On Jan. 15, Sam Zell dropped by the bleak house that is the Melville, N.Y., headquarters of Newsday, Long Island’s newspaper.
It was to be a pep talk: The last decade, characterized by its nearly annual tradition of soul-wrenching job cuts, was over. “We’ve got to get off our ass,” he said to the assemblage of reporters and salesmen; it went over well, less like a scolding than a slap on the butt from Coach.
Two months later, a somber group showed up at the Newsday auditorium for cannoli, pecan pie and coffee to say goodbye to the 36 newsroom buyouts Tribune had exacted from the paper, including three national reporters, several business reporters, its features editor, its movie editor and two critics. (Some reporters were taken off other desks and transferred to the Long Island desk.)
There was a speech, but no toasts, no booze, and very little of that Zell zetz you hear so much about. With recent sales, and further attrition, younger reporters in the newsroom have begun to adopt a pet nickname for the newspaper’s Melville headquarters: Hellville.
Mr. Zell recently said that the Tribune Company—which owns Newsday, the Los Angeles Times, The Baltimore Sun and the Chicago Tribune—was doing so poorly that “we may have to reevaluate a lot of our decisions,” which included selling some Tribune properties.
Newsday was put on the block, and the three usual suspects have shown up: the owners of the region’s two other tabloids, Rupert Murdoch and Mort Zuckerman, and the perennial also-ran of Long Island media efforts, Charles Dolan. (Last time they sold Newsday, he was mad nobody told him.)

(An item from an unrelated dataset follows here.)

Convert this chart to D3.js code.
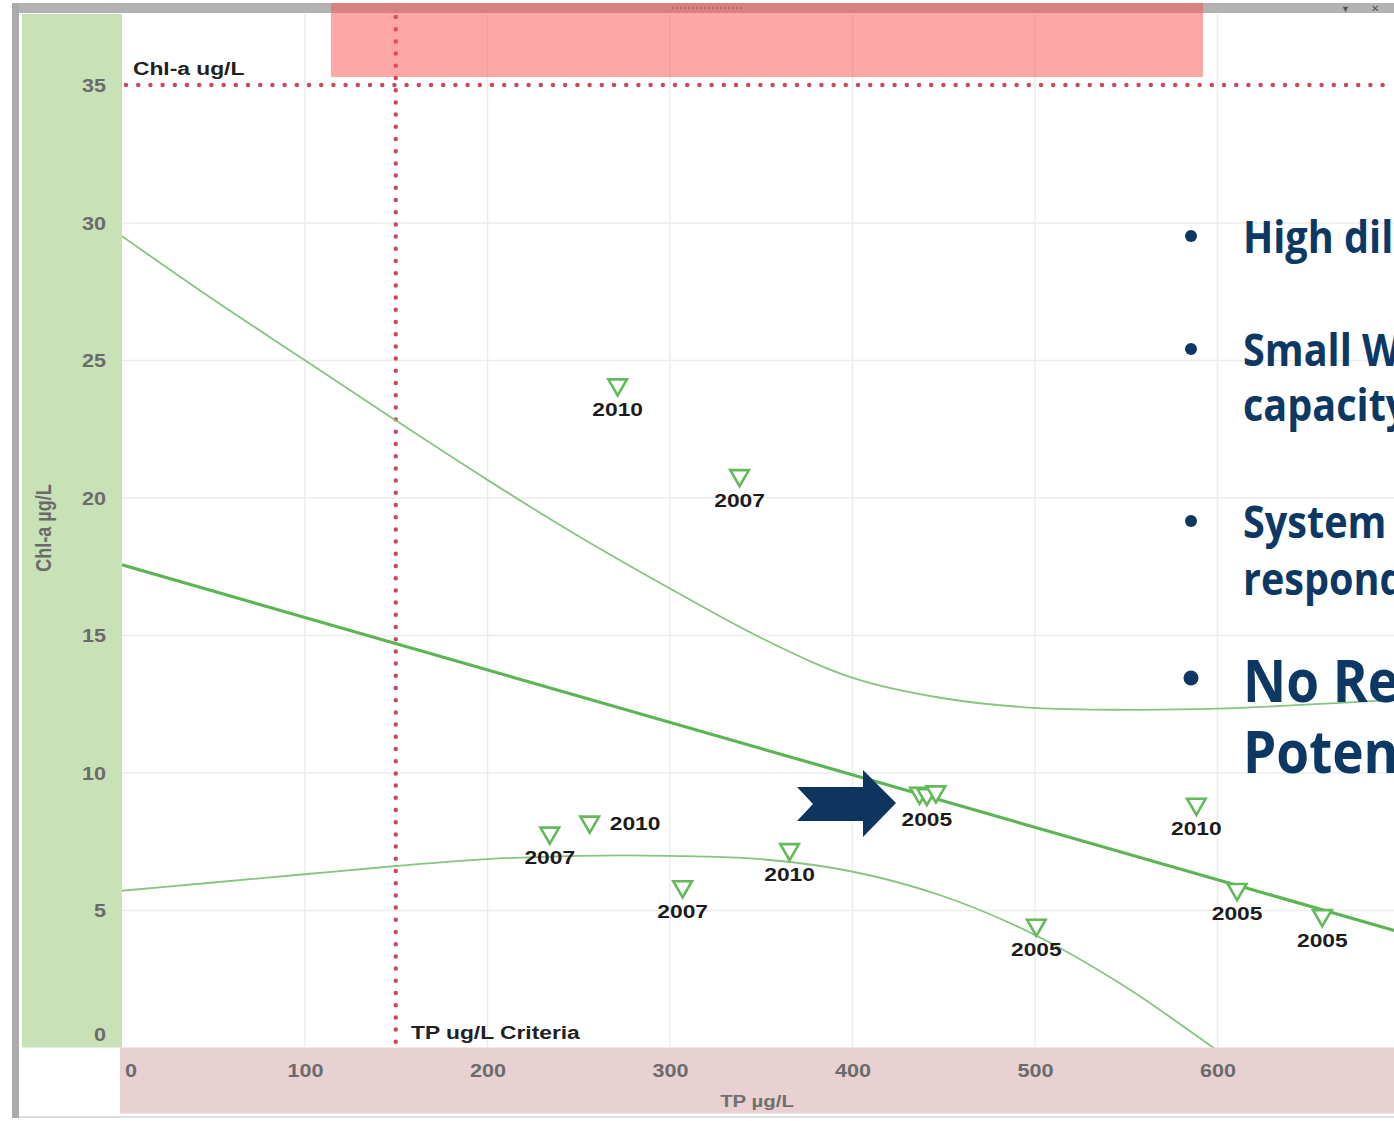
<!DOCTYPE html>
<html>
<head>
<meta charset="utf-8">
<script src="https://cdn.jsdelivr.net/npm/d3@7"></script>
<style>
body { margin: 0; background: #fff; overflow: hidden; }
text { font-family: "Liberation Sans", Arial, sans-serif; }
</style>
</head>
<body>
<div id="chart"></div>
<script>
// values
var yearLabels = ["2010", "2007", "2007", "2010", "2007", "2010", "2005", "2005", "2005", "2010", "2005", "2005", "2005"];
var tpValues   = [271.6, 338.4, 234.4, 256.3, 307.2, 365.8, 437, 441, 446, 588.7, 501, 611, 657.7];
var chlValues  = [24.1, 20.8, 7.8, 8.2, 5.85, 7.2, 9.25, 9.2, 9.3, 8.85, 4.45, 5.75, 4.8];

var fitTP  = [0, 700];
var fitChl = [17.55, 4.2];

var upperTP  = [0, 50, 100, 150, 200, 250, 300, 350, 400, 450, 500, 550, 600, 700];
var upperChl = [29.5, 27.2, 25.0, 22.8, 20.65, 18.6, 16.7, 14.9, 13.45, 12.7, 12.35, 12.28, 12.32, 12.65];

var lowerTP  = [0, 50, 100, 150, 200, 250, 300, 350, 400, 450, 500, 550, 600, 620];
var lowerChl = [5.7, 6.0, 6.3, 6.6, 6.85, 6.97, 6.97, 6.85, 6.4, 5.5, 4.1, 2.2, -0.1, -1.0];

var xTicks = [0, 100, 200, 300, 400, 500, 600];
var yTicks = [0, 5, 10, 15, 20, 25, 30, 35];

var tpCriteria = 150;
var chlCriteria = 35;

var bullets = [["High dil"], ["Small W", "capacity"], ["System", "respond"], ["No Re", "Poten"]];

var W = 1394, H = 1121;
var svg = d3.select("#chart").append("svg")
    .attr("width", W)
    .attr("height", H);

var x = d3.scaleLinear().domain([0, 700]).range([122, 1399.5]);
var y = d3.scaleLinear().domain([0, 35]).range([1047.5, 85]);
var plotTop = 14, plotBottom = y(0), plotLeft = x(0);

function label(parent, txt, px, py, anchor, size, color) {
    return parent.append("text")
        .attr("transform", "translate(" + px + "," + py + ") scale(1.2,1)")
        .attr("text-anchor", anchor)
        .style("font-size", size + "px")
        .style("font-weight", "bold")
        .attr("fill", color)
        .text(txt);
}

// frame
svg.append("rect").attr("width", W).attr("height", H).attr("fill", "#fff");
svg.append("rect").attr("x", 12).attr("y", 3).attr("width", W - 12).attr("height", 10).attr("fill", "#b3b3b3");
svg.append("rect").attr("x", 12).attr("y", 3).attr("width", 7).attr("height", 1115).attr("fill", "#ababab");
svg.append("rect").attr("x", 19).attr("y", 1116).attr("width", W - 19).attr("height", 2).attr("fill", "#dedede");
svg.append("line").attr("x1", 672).attr("x2", 742).attr("y1", 8).attr("y2", 8)
    .attr("stroke", "#666").attr("stroke-width", 1.5).attr("stroke-dasharray", "1.5,2.5");
svg.append("text").attr("x", 1341).attr("y", 12).style("font-size", "9px").attr("fill", "#555").text("\u25BC");
svg.append("text").attr("x", 1371).attr("y", 12).style("font-size", "10px").attr("fill", "#555").text("\u2715");

// axis bands
svg.append("rect").attr("x", 22).attr("y", plotTop).attr("width", plotLeft - 22).attr("height", plotBottom - plotTop)
    .attr("fill", "#c8e1b7");
svg.append("rect").attr("x", 120).attr("y", plotBottom).attr("width", W - 120).attr("height", 66)
    .attr("fill", "#e9d0d2");

// grid
var grid = svg.append("g");
grid.append("g")
    .attr("transform", "translate(0," + plotBottom + ")")
    .call(d3.axisBottom(x).tickValues(xTicks.slice(1)).tickSize(-(plotBottom - plotTop)).tickFormat(""))
    .call(function(g) { g.select(".domain").remove(); });
grid.append("g")
    .attr("transform", "translate(" + plotLeft + ",0)")
    .call(d3.axisLeft(y).tickValues(yTicks.slice(1, -1)).tickSize(-(W - plotLeft)).tickFormat(""))
    .call(function(g) { g.select(".domain").remove(); });
grid.selectAll("line").attr("stroke", "#ececec").attr("stroke-width", 1.5);

// criteria lines
svg.append("line")
    .attr("x1", plotLeft + 4).attr("x2", W)
    .attr("y1", y(chlCriteria)).attr("y2", y(chlCriteria))
    .attr("stroke", "#c94a5c").attr("stroke-width", 4.5)
    .attr("stroke-linecap", "round").attr("stroke-dasharray", "0,12.2");
svg.append("line")
    .attr("x1", x(tpCriteria)).attr("x2", x(tpCriteria))
    .attr("y1", plotTop + 3).attr("y2", plotBottom)
    .attr("stroke", "#c94a5c").attr("stroke-width", 4.5)
    .attr("stroke-linecap", "round").attr("stroke-dasharray", "0,12.2");

// regression and bands
svg.append("clipPath").attr("id", "plotclip")
    .append("rect").attr("x", plotLeft).attr("y", plotTop)
    .attr("width", W - plotLeft).attr("height", plotBottom - plotTop);
var plot = svg.append("g").attr("clip-path", "url(#plotclip)");

var line = d3.line()
    .x(function(d) { return x(d[0]); })
    .y(function(d) { return y(d[1]); })
    .curve(d3.curveCatmullRom.alpha(0.5));

plot.append("path").datum(d3.zip(upperTP, upperChl))
    .attr("d", line).attr("fill", "none").attr("stroke", "#86c47f").attr("stroke-width", 1.8);
plot.append("path").datum(d3.zip(lowerTP, lowerChl))
    .attr("d", line).attr("fill", "none").attr("stroke", "#86c47f").attr("stroke-width", 1.8);
plot.append("path").datum(d3.zip(fitTP, fitChl))
    .attr("d", line).attr("fill", "none").attr("stroke", "#5cb553").attr("stroke-width", 3.2);

// points
var points = d3.range(tpValues.length).map(function(i) {
    return { tp: tpValues[i], chl: chlValues[i], year: yearLabels[i], i: i };
});
var skipLabel = [6, 8];
var rightLabel = [3];

plot.selectAll("path.pt")
    .data(points)
    .enter().append("path")
    .attr("class", "pt")
    .attr("d", d3.symbol().type(d3.symbolTriangle).size(150))
    .attr("transform", function(d) { return "translate(" + x(d.tp) + "," + y(d.chl) + ") rotate(180)"; })
    .attr("fill", "#fff")
    .attr("stroke", "#62ba5a")
    .attr("stroke-width", 2.6);

points.forEach(function(d) {
    if (skipLabel.indexOf(d.i) >= 0) return;
    if (rightLabel.indexOf(d.i) >= 0) {
        label(svg, d.year, x(d.tp) + 20, y(d.chl) + 8, "start", 19, "#1c1c1c");
    } else {
        label(svg, d.year, x(d.tp), y(d.chl) + 31, "middle", 19, "#1c1c1c");
    }
});

// tick labels
yTicks.forEach(function(t) {
    label(svg, t, 106, y(t) + 7 - (t === 0 ? 14 : 0), "end", 18, "#6b6b6b");
});
xTicks.forEach(function(t) {
    label(svg, t, x(t) + (t === 0 ? 9 : 1), plotBottom + 29, "middle", 18, "#6b6b6b");
});

label(svg, "Chl-a ug/L", 133, 75, "start", 19, "#222");
label(svg, "TP ug/L Criteria", 411, 1039, "start", 19, "#222");
label(svg, "TP \u00b5g/L", 757, 1107, "middle", 17, "#707070");
svg.append("text")
    .attr("transform", "translate(51,528) scale(1.2,1) rotate(-90)")
    .attr("text-anchor", "middle")
    .style("font-size", "18px")
    .style("font-weight", "bold")
    .attr("fill", "#6a6a6a")
    .text("Chl-a \u00b5g/L");

// pink highlight box over the title bar
svg.append("rect").attr("x", 331).attr("y", 3).attr("width", 872).attr("height", 74)
    .attr("fill", "#ff4d4d").attr("opacity", 0.5);

// arrow
svg.append("path")
    .attr("d", "M797,787 L863,787 L863,770 L896,803 L863,837 L863,821 L797,821 L813,804 Z")
    .attr("fill", "#0d3560");

// slide bullets
var navy = "#0d3864";
var rowTop = [253, 366, 538, 702];
var rowSize = [44, 44, 44, 59];
var rowGap = [0, 55, 57, 71];
bullets.forEach(function(lines, i) {
    var t = svg.append("text")
        .attr("transform", "translate(1243," + rowTop[i] + ") scale(0.9,1)")
        .style("font-family", "'Open Sans', sans-serif")
        .style("font-size", rowSize[i] + "px")
        .style("font-weight", "bold")
        .attr("fill", navy);
    lines.forEach(function(s, j) {
        t.append("tspan").attr("x", 0).attr("y", j * rowGap[i]).text(s);
    });
    svg.append("circle")
        .attr("cx", 1191)
        .attr("cy", rowTop[i] - (rowSize[i] > 50 ? 24 : 17))
        .attr("r", rowSize[i] > 50 ? 7.5 : 6)
        .attr("fill", navy);
});
</script>
</body>
</html>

The price quoted for the paper keeps changing, but it’s pretty fair to call it a fire sale.
So what does Sam Zell know that these New York media veterans don’t?
For one thing, Sam Zell was never cut out to be a player in a single regional media market. What can the Tribune Company do with a Melville bureau? And is it worth it to sustain one so that their Pentagon coverage can reach Long Islanders?
But for Messrs. Murdoch, Zuckerman and Dolan, Newsday instantly gains them the wealthy, suburban readership their other properties—the New York Post and New York Daily News—haven’t quite been able to crack.
Since the Long Island Press folded in 1977, Newsday has gone without any daily competition in covering the island; the paper tells advertisers it reaches 71 percent of all Long Island residents, themselves a significantly more acquisitive lot than most random samples you could take somewhere else.
“If you asked me five years ago, I would have said it would fetch $1 billion,” said John Morton, a newspaper analyst. “Now it’ll get somewhere closer to $600 million.”
But even at that, the paper is still making money, something Mr. Murdoch can’t say for the Post. Last year, Newsday had an operating revenue of $498 million, according to an S.E.C. filing, and an overall cash flow of $88 million, according to an internal memo.
“Newsday is a great property,” said Jason Klein, the president of the Newspaper National Network, a company that sells ads to newspapers. “It’s one of the largest circulation papers that penetrate deeply into an affluent and suburban area.”
And it is rarer still that its entire circulation—which ranked 12th nationally in 2007—is almost entirely suburban (read: deep wallets).
But that’s also precisely the reason that Newsday doesn’t serve much of a purpose for Mr. Zell.
“If he’s going to sell a paper, I figured it would be this one,” said Edward Atorino, a newspaper analyst at the Benchmark Company. “It’s a little too local, especially compared to the Chicago Tribune or the L.A. Times. It doesn’t have the national presence that those papers do—they are national brands.”
In his two-month tour of newsrooms, Mr. Zell has hinted that he’s looking for more consolidation among his news outfits—for his papers to work almost as a wire service for another.
In a late February meeting in the Tribune’s Washington bureau, his comments seemed to indicate that he was interested in creating something like a mini Knight Ridder. He reportedly complained about the papers’ overlaps (competing “fiefdoms” he said); why, then, one could imagine him thinking, would the L.A. Times have a Pentagon reporter when the Chicago Tribune already had one? Ideally, there would be centralized news coming out of the bureau used for various papers, and bodies could be saved. Calling the bureau “bloated,” he reportedly pointed to the L.A. Times Washington bureau chief, Doyle McManus, and said, “Your revenue is down 20 percent. How many of the 47 [newsroom staffers] did you get rid of?”
With that logic, a religiously local paper like Newsday would serve no purpose.